This doesn't answer your question completely, but at least it's a start.
If $G$ is a complex Lie group, then its quotient $G/H$ by a complex subgroup $H$ is always a complex manifold. In case $G$ is semisimple (and connected), then the compact quotients $G/H$ come from what are called parabolic subgroups $H$. For simplicity, let's assume that $G$ is simple. Then, up to conjugacy, the parabolic subgroups of $G$ lie in one-to-one correspondence with subsets of the nodes of the Dynkin diagram of $\mathfrak{g}$. It's easy to find a description of this bijection in the literature, so I will say no more about it. Let me just mention that a parabolic subgroup corresponding to omitting one node from the Dynkin diagram is called maximal parabolic.
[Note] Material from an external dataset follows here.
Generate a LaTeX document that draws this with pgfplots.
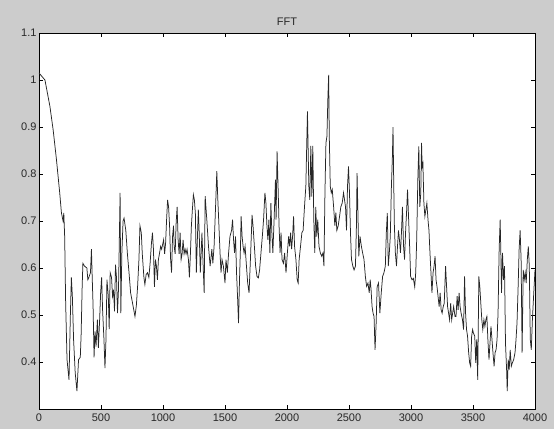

Now suppose that $K$ is a compact real form of the complex semisimple group $G$. Then if the quotient space $G/H$ is compact (i.e., if $H$ is parabolic), a theorem of Montgomery asserts that $K$ acts transitively on $G/H$, and so we obtain an identification $G/H = K/(K\cap H)$. The a priori real manifold $K/(K\cap H)$ is thus endowed with a complex structure.
In summary, we have the following result:
Let $K$ be a compact semisimple Lie group with complexification $G$. Then, for a closed subgroup $S$ of $K$, the homogeneous space $K/S$ is complex if $S = K \cap P$ for some parabolic subgroup $P$ of $G$.
Here's an example. Let $G = \rm{SL}(n,\mathbb{C})$. In terms of the bijection between parabolic subgroups of $G$ and nodes, it's not hard to see that the maximal parabolic $P$ is simply the subgroup of $G$ preserving a line in $\mathbb{C}^n$. In other words, $G/P = \mathbb{CP}^{n-1}$. Now the maximal compact subgroup of $G$ is $K = \rm{SU}(n)$. In an appropriate basis, $P$ is the subgroup of $G$ of the form $$ \begin{pmatrix} \ast & \ast & \cdots & \ast \\ 0 & \ast & \cdots & \ast \\ \vdots & \ast & \cdots & \ast \\ 0 & \ast & \cdots & \ast \end{pmatrix}. $$ Thus $K \cap P = \rm{U}(n-1)$ (to see this quickly, just recall that unitary matrices leave invariant the perp of an invariant subspace). In this way we obtain the identification $\rm{SU}(n)/\rm{U}(n-1) = \mathbb{CP}^{n-1}$ given in the OP.
Here are a couple of useful references:
Wang, Hsien-Chung. Closed manifolds with homogeneous complex structure. Amer. J. Math. 76 (1954). 1–32.
Wolf, Joseph A, The action of a real semisimple group on a complex flag manifold. I. Orbit structure and holomorphic arc components. Bull. Amer. Math. Soc. 75 (1969), 1121–1237.
Both these papers address the issue of finding complex structures on compact homogeneous spaces (so their result apply in particular to homogeneous spaces coming from compact Lie groups). There's a standing assumption of simply connectedness in Wang, but if I remember correctly, there is no such restriction in Wolf's paper.